I also appreciated that she sent me two how-to tie a headscarf videos. Both are pretty reasonable and doable... Thank you so much...
and

So... besides protests, family/kiddo time... I've been really quiet the past two days. Sunday was a wonderful day where I was just packed with energy. Monday and Tuesday were both "take the anti-nausea medicine NOW" days... every 4 hours. In the evening on Monday I didn't think I "needed" it and then my body freaked out two hours after I was supposed to take it with shakiness/almost fainting- in my bathroom, not in the MTR thank goodness... so I'm still figuring this all out. I do so hate any kind of medication but as a friend said to me, the fear of throwing up will get you to take that medicine!
Wednesday has brought this public holiday, a wonderful lunch out with friends, no anti-nausea medicine, wonderful phone call with my sister, and family time. Grateful for every minute I have... happy to be doing ok. Not pushing myself.
Watching shows here and there and laughing my way thru things. Decided that going to the Laughter Yoga session today (would have been right when I'm writing this) was a poor decision since it would have me on the MTR for 45 minutes plus taking a mini-bus somewhere over on the Kowloon side of Hong Kong where I'm happy to venture sometimes but I also have a talent for misplacing myself.... so I am hoping that backing out 24 hours in advance was ok and I'm happy to laugh with a funny show instead. I'm also beginning to read and really enjoy a book by Thich Nhat Hanh called You Are Here: Discovering the Magic of the Present Moment... Nice to dive into an adult book about mindfulness. I'm balancing it with a YA fantasy book which has been fun to begin called Keeper of the Realms- Crow's Revenge by Marcus Alexander.... author visit in the spring.
Food-wise, I've added back chicken, still treating it as an appetizer but I can feel the protein hit much faster at times now. Makes me happy to be giving my body what it needed. I pray I don't lose weight this week but will accept whatever comes with this treatment and know I'm trying my best. Plus I'm not having as many upset stomach issues lately... the chinese herbal medicine from my acupuncturist might be working! (I'm trying to be consistent about drinking it...) Plus I'm drinking a tea made from fresh ginger, tumeric, and peppermint tea leaves... that's feeling healthy and balanced.
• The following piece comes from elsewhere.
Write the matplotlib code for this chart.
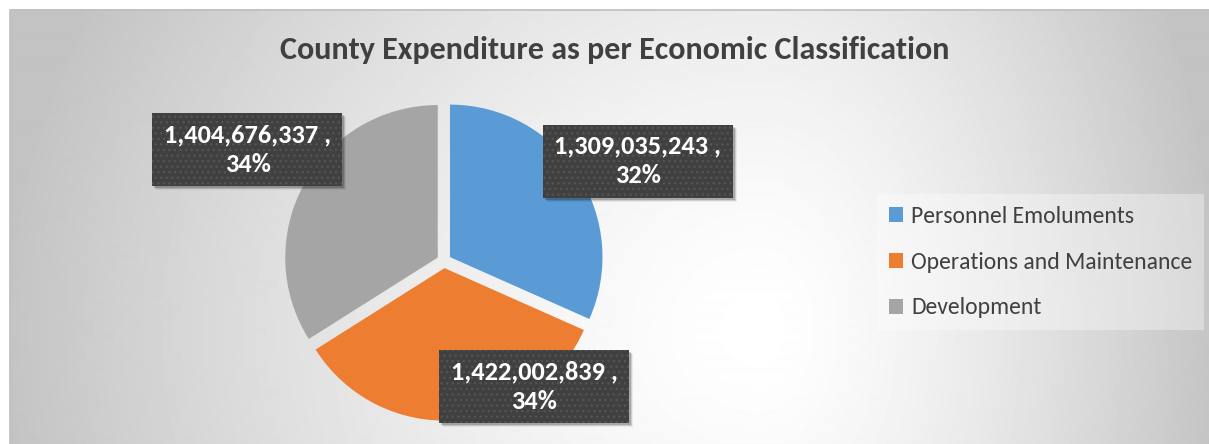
import numpy as np
import matplotlib
import matplotlib.pyplot as plt
from matplotlib import font_manager
from matplotlib.patches import Rectangle

# pick a Calibri-like font if present
names = {f.name for f in font_manager.fontManager.ttflist}
font = "Carlito" if "Carlito" in names else "Lato"
plt.rcParams["font.family"] = [font, "DejaVu Sans"]
plt.rcParams["hatch.linewidth"] = 1.0

# data
categories = ["Personnel Emoluments", "Operations and Maintenance", "Development"]
amounts = [1309035243, 1422002839, 1404676337]
colors = ["#5B9BD5", "#ED7D31", "#A5A5A5"]
title = "County Expenditure as per Economic Classification"

W, H = 1209, 444
fig = plt.figure(figsize=(W / 100, H / 100), dpi=100)

# background with soft radial gradient
bg = fig.add_axes([0, 0, 1, 1], zorder=0)
bg.set_xlim(0, W)
bg.set_ylim(H, 0)
bg.axis("off")
xx, yy = np.meshgrid(np.arange(10, W), np.arange(10, H))
cx, cy = 760, 330
ax_ = np.where(xx < cx, 760, 460)
f = np.sqrt(((xx - cx) / ax_) ** 2 + ((yy - cy) / 700) ** 2)
shade = 1 - 0.235 * np.clip(f, 0, 1) ** 1.4
bg.imshow(shade, cmap="gray", vmin=0, vmax=1, extent=(10, W, H, 10),
          aspect="auto", interpolation="bilinear")
bg.plot([10, 10, W], [H, 10, 10], color="#bfbfbf", lw=1.2)

# pie
pcx, pcy, half = 444, 261, 170
axp = fig.add_axes([(pcx - half) / W, (H - pcy - half) / H, 2 * half / W, 2 * half / H], zorder=1)
wedges, _ = axp.pie(amounts, colors=colors, startangle=90, counterclock=False,
                    radius=152.5 / half, explode=[0.042] * 3,
                    wedgeprops=dict(linewidth=0))
axp.set_xlim(-1, 1)
axp.set_ylim(-1, 1)
axp.set_aspect("equal")
axp.axis("off")

# data labels
total = sum(amounts)
label_pos = [(1.141, 0.588), (0.532, -0.738), (-1.156, 0.656)]
bw, bh = 190 / half, 73 / half
for (lx, ly), v in zip(label_pos, amounts):
    for k, a in enumerate([0.18, 0.12, 0.06]):
        o = (k + 2) / half
        axp.add_patch(Rectangle((lx - bw / 2 + o, ly - bh / 2 - o), bw, bh,
                                facecolor="black", alpha=a, lw=0, clip_on=False, zorder=3))
    axp.add_patch(Rectangle((lx - bw / 2, ly - bh / 2), bw, bh, facecolor="#404040",
                            edgecolor="#545454", hatch="...", lw=0, clip_on=False, zorder=4))
    axp.text(lx, ly, f"{v:,} ,\n{v / total:.0%}", ha="center", va="center",
             color="white", fontsize=19, fontweight="bold", linespacing=1.35,
             zorder=5, clip_on=False)

# title
fig.text(615 / W, 1 - 50 / H, title, ha="center", va="center",
         fontsize=23, fontweight="bold", color="#404040")

# legend
leg = axp.legend(wedges, categories, loc="upper left",
                 bbox_to_anchor=(877 / W, 1 - 194 / H), bbox_transform=fig.transFigure,
                 frameon=True, fancybox=False, fontsize=17, labelcolor="#404040",
                 handlelength=0.6, handleheight=0.6, handletextpad=0.35,
                 labelspacing=1.05, borderpad=0.5, borderaxespad=0)
leg.get_frame().set_facecolor("white")
leg.get_frame().set_alpha(0.35)
leg.get_frame().set_linewidth(0)

fig.savefig("out.png", dpi=100, facecolor="white")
Drinking that one accompanied by water throughout the day. Really keeping my fluid intake up up up.
Creative wise, I had fun with two things- one- I have an art pad to doodle in now... liking that outlet. Also, I picked up yarn and a crochet hook, will be trying that out on Saturday. My husband is coming with me to chemo treatment which will be helpful. He and I love watching movies and shows together. I have 2 drugs coming this week which means around 4 hours or so... as long as everything is fine.
I also tried out something that a friend/former parent at my old school suggested. Using slippery elm bark powder mixed with coconut oil for a lotion/cure-all for my skin. Her directions were: "Mix about 1/4 cup coconut oil with 2-3 tablespoons of slippery elm bark powder and use it as a lotion."
Done. Used. Appreciating physically and mentally.
Still doing that coconut oil pull and mouth rinse throughout the day... anything to protect my mouth and body...
Not sure what my 30 year old self would think about all these extra things I'm doing but I'm glad to have outlets for expressing myself, options for treating myself, and good doctors helping me through this experience. Here's to a better day. Tomorrow is my birthday, 41, oh boy. Many family and friends have asked me what we're doing... my answer was, depends on energy! But I do know the kiddo is going for an overnight fun time with a favorite friend in the afternoon, so I can have date night with my husband! Hoping to get into Jamie Oliver's new restaurant that opened up really close to our apartment and perhaps go see a movie like Mazerunner or something... Love time with my husband. Feel lucky to have these opportunities.